Drop every picture. Then return, exactly, the lines from the beginning of the listing below through the one containing "(0,0) rectangle (653,450);".

** Start of RAW DATA **

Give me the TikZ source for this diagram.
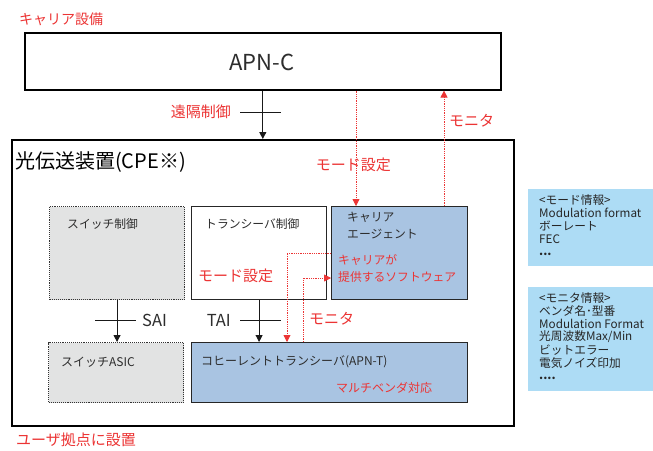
\documentclass[tikz,border=0pt]{standalone}
\usepackage{fontspec}
\setmainfont{Noto Sans CJK JP}
\usetikzlibrary{arrows.meta}
\definecolor{redtxt}{RGB}{236,52,52}
\definecolor{agentblue}{RGB}{169,196,226}
\definecolor{infoblue}{RGB}{173,220,245}
\definecolor{swgray}{RGB}{226,227,227}
\definecolor{txtgray}{RGB}{45,45,45}
\newcommand{\fs}[1]{\fontsize{#1}{#1}\selectfont}
\tikzset{
  bigbox/.style={draw=black, line width=1.6pt, inner sep=0pt, anchor=north west, fill=white},
  solidbox/.style={draw=black!85, line width=1.2pt, inner sep=0pt, anchor=north west},
  dotbox/.style={draw=black!80, line width=1.1pt, densely dotted, fill=swgray, inner sep=0pt, anchor=north west},
  infobox/.style={fill=infoblue, inner sep=0pt, anchor=north west},
  lbl/.style={inner sep=0pt, anchor=west, text=txtgray},
  infolbl/.style={inner sep=0pt, anchor=west, text=black!85, font=\fs{11.7}},
  dotslbl/.style={inner sep=0pt, anchor=base west, text=black!85, font=\fs{11.7}\bfseries},
  redlbl/.style={inner sep=0pt, anchor=west, text=redtxt},
  arr/.style={draw=black!90, line width=0.9pt, -{Triangle[length=7pt,width=7pt]}},
  tick/.style={draw=black!90, line width=0.9pt},
  redarr/.style={draw=redtxt, line width=0.8pt, densely dotted, -{Triangle[length=7pt,width=7pt]}},
}
\begin{document}
\begin{tikzpicture}[x=1pt,y=-1pt]
\useasboundingbox[fill=white] (0,0) rectangle (653,450);

% info boxes
\node[infobox, minimum width=125pt, minimum height=77pt] (info1) at (528,189) {};
\node[infobox, minimum width=125pt, minimum height=104pt] (info2) at (528,287) {};

% main boxes
\node[bigbox, minimum width=476pt, minimum height=57pt] (apnc) at (24,32) {};
\node[bigbox, minimum width=502pt, minimum height=286pt] (cpe) at (11,139) {};

\node[dotbox, minimum width=135pt, minimum height=93pt] (swc) at (49,206) {};
\node[solidbox, fill=white, minimum width=135pt, minimum height=93pt] (tc) at (191,206) {};
\node[solidbox, fill=agentblue, minimum width=136pt, minimum height=93pt] (agent) at (331,206) {};
\node[dotbox, minimum width=135pt, minimum height=60pt] (asic) at (48,342) {};
\node[solidbox, fill=agentblue, minimum width=276pt, minimum height=60pt] (coh) at (191,342) {};

% texts
\node[redlbl] (tcarrier) at (19,19) {\fs{14}キャリア設備};
\node[inner sep=0pt, text=txtgray] (tapnc) at (262,62) {\fs{22}APN-C};
\node[inner sep=0pt, anchor=east, text=redtxt] (tremote) at (231,112) {\fs{15}遠隔制御};
\node[lbl, text=black] (tcpe) at (15,162) {\fs{20}光伝送装置(CPE※)};
\node[inner sep=0pt, anchor=east, text=redtxt] (tmode1) at (391,165) {\fs{15}モード設定};
\node[redlbl] (tmon1) at (449,121) {\fs{15}モニタ};

\node[lbl] (tswc) at (67,224) {\fs{11.8}スイッチ制御};
\node[lbl] (ttc) at (205,224) {\fs{11.8}トランシーバ制御};
\node[redlbl] (tmode2) at (198,276) {\fs{15}モード設定};
\node[lbl] (tagent1) at (347,217) {\fs{11.8}キャリア};
\node[lbl] (tagent2) at (347,234) {\fs{11.8}エージェント};
\node[redlbl] (tsoft1) at (338,260) {\fs{11.8}キャリアが};
\node[redlbl] (tsoft2) at (338,277) {\fs{11.8}提供するソフトウェア};
\node[lbl] (tasic) at (61,362) {\fs{12}スイッチASIC};
\node[lbl] (tcoh) at (201,362) {\fs{12}コヒーレントトランシーバ(APN-T)};
\node[redlbl] (tmulti) at (336,388) {\fs{12}マルチベンダ対応};
\node[lbl] (tsai) at (142,320) {\fs{16.5}SAI};
\node[inner sep=0pt, anchor=east, text=txtgray] (ttai) at (231,320) {\fs{16.5}TAI};
\node[redlbl] (tmon2) at (309,319) {\fs{15}モニタ};
\node[redlbl] (tuser) at (16,440) {\fs{15}ユーザ拠点に設置};

% info texts
\node[infolbl] (i1a) at (539,200) {<モード情報>};
\node[infolbl] (i1b) at (539,213) {Modulation format};
\node[infolbl] (i1c) at (539,226) {ボーレート};
\node[infolbl] (i1d) at (539,239) {FEC};
\node[dotslbl] (i1e) at (539,255) {...};
\node[infolbl] (i2a) at (539,298) {<モニタ情報>};
\node[infolbl] (i2b) at (539,311) {ベンダ名･型番};
\node[infolbl] (i2c) at (539,324) {Modulation Format};
\node[infolbl] (i2d) at (539,337) {光周波数Max/Min};
\node[infolbl] (i2e) at (539,350) {ビットエラー};
\node[infolbl] (i2f) at (539,363) {電気ノイズ印加};
\node[dotslbl] (i2g) at (539,379) {....};

% black connectors
\draw[arr] (apnc.south) -- (apnc.south |- cpe.north);
\coordinate (k1a) at (240,112); \coordinate (k1b) at (281,112);
\draw[tick] (k1a) -- (k1b);
\draw[arr] (swc.south) -- (swc.south |- asic.north);
\coordinate (k2a) at (95,320); \coordinate (k2b) at (136,320);
\draw[tick] (k2a) -- (k2b);
\draw[arr] (tc.south) -- (tc.south |- coh.north);
\coordinate (k3a) at (240,320); \coordinate (k3b) at (281,320);
\draw[tick] (k3a) -- (k3b);

% red dotted connectors
\coordinate (m1) at (356,0);
\draw[redarr] (m1 |- apnc.south) -- (m1 |- agent.north);
\coordinate (m2) at (444,0);
\draw[redarr] (m2 |- agent.north) -- (m2 |- apnc.south);
\coordinate (m3) at (287,253);
\draw[redarr] (agent.west |- m3) -- (m3) -- (m3 |- coh.north);
\coordinate (m4) at (303,278);
\draw[redarr] (m4 |- coh.north) -- (m4) -- (agent.west |- m4);
\end{tikzpicture}
\end{document}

** End of RAW DATA **

* RESPONSE:
Give me the TikZ source for this diagram.
\documentclass[tikz,border=0pt]{standalone}
\usepackage{fontspec}
\setmainfont{Noto Sans CJK JP}
\usetikzlibrary{arrows.meta}
\definecolor{redtxt}{RGB}{236,52,52}
\definecolor{agentblue}{RGB}{169,196,226}
\definecolor{infoblue}{RGB}{173,220,245}
\definecolor{swgray}{RGB}{226,227,227}
\definecolor{txtgray}{RGB}{45,45,45}
\newcommand{\fs}[1]{\fontsize{#1}{#1}\selectfont}
\tikzset{
  bigbox/.style={draw=black, line width=1.6pt, inner sep=0pt, anchor=north west, fill=white},
  solidbox/.style={draw=black!85, line width=1.2pt, inner sep=0pt, anchor=north west},
  dotbox/.style={draw=black!80, line width=1.1pt, densely dotted, fill=swgray, inner sep=0pt, anchor=north west},
  infobox/.style={fill=infoblue, inner sep=0pt, anchor=north west},
  lbl/.style={inner sep=0pt, anchor=west, text=txtgray},
  infolbl/.style={inner sep=0pt, anchor=west, text=black!85, font=\fs{11.7}},
  dotslbl/.style={inner sep=0pt, anchor=base west, text=black!85, font=\fs{11.7}\bfseries},
  redlbl/.style={inner sep=0pt, anchor=west, text=redtxt},
  arr/.style={draw=black!90, line width=0.9pt, -{Triangle[length=7pt,width=7pt]}},
  tick/.style={draw=black!90, line width=0.9pt},
  redarr/.style={draw=redtxt, line width=0.8pt, densely dotted, -{Triangle[length=7pt,width=7pt]}},
}
\begin{document}
\begin{tikzpicture}[x=1pt,y=-1pt]
\useasboundingbox[fill=white] (0,0) rectangle (653,450);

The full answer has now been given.